RESTful resource-oriented
RPC-style
REST-RPC hybrid

RESTful resource-oriented architectures use HTTP verbs to distinguish actions and will have URIs designed around resources. A URI represents a thing and the HTTP verb that the client sends will tell the server what to do with that particular thing.

RPC style architectures tend to convey action information in other ways than the standard HTTP verbs. Ie. they might use the query portion of the URI:

GET http://api.example.com/?q=DeleteUser&id=1

They may also define their own envelope standard instead of using HTTP. For example, all requests may be POSTs with XML entity bodies. The server determines what to do by parsing the entity body.

Writing Web Service Clients

A web service client is just a specialized HTTP client that's programmed for a specific web service. It's built to make a request and parse the response. You can use your language's standard library to do this.

Wrappers make developing clients easier because an API is tailored to one particular service. Instead of making raw HTTP GET/PUT requests to Amazon's S3 library, it's easier to use the amazon-aws library.

The SOAP RPC community has WSDL, for RESTful web services there is the less widely known WADL - Web Application Description Language. The developer can write a single WADL file which describes the resources and a client API will be generated for it.

ActiveResource is another library that's custom made as the client library opposite to Rail's REST support.

Ruby has open-uri which is easy to use but only supports GET requests and does not allow you to set headers. The author has created his own library, rest-open-uri which can be used to develop REST clients. You can also dive down into net/http which exposes the raw HTTP requests/responses. On the command line, curl is a useful utility.

To process the response, you'll need a good XML or JSON library depending on which entity encoding is used for the HTTP responses. There are two types of XML parses: the DOM/tree based strategy and the SAX/pull based strategy. The DOM based libraries will parse the entire document at once while the SAX based one will allow the programmer to define hooks to events and use the XML document as a stream of data.

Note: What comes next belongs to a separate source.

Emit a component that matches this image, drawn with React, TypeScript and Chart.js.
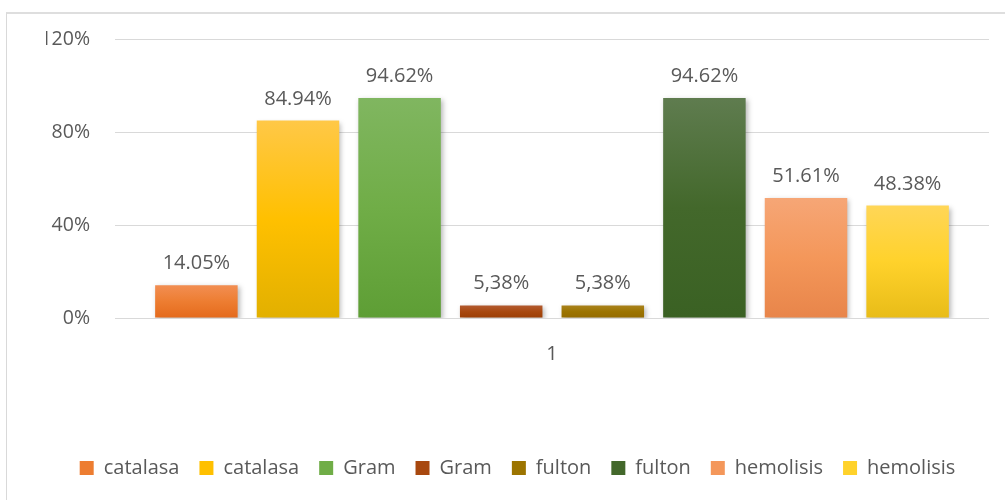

Ruby has REXML which is the default XML parser that supports both DOM and SAX interfaces. The author does not recommend it because it only works with well formed documents. To handle bad markup, the author recommends using hpricot available http://code.whytheluckystiff.net/hpricot/,

Here's a sample Delicious client written in Ruby:

#!/usr/bin/ruby -w 
require 'rubygems' 
require 'open-uri' 
require 'rexml/document'

def print_my_recent_bookmarks(username, password)
  response = open('https://api.del.icio.us/v1/posts/recent', 
                  :http_basic_authentication => [username, password])
  xml = response.read  
  document = REXML::Document.new(xml)
  REXML::XPath.each(document, "/posts/post") do |e|
    # Print the bookmark's description and URI
    puts "#{e.attributes['description']}: #{e.attributes['href']}" 
  end
end

username, password = ARGV 
unless username and password
  puts "Usage: #{$0} [username] [password]"
  exit 
end
print_my_recent_bookmarks(username, password)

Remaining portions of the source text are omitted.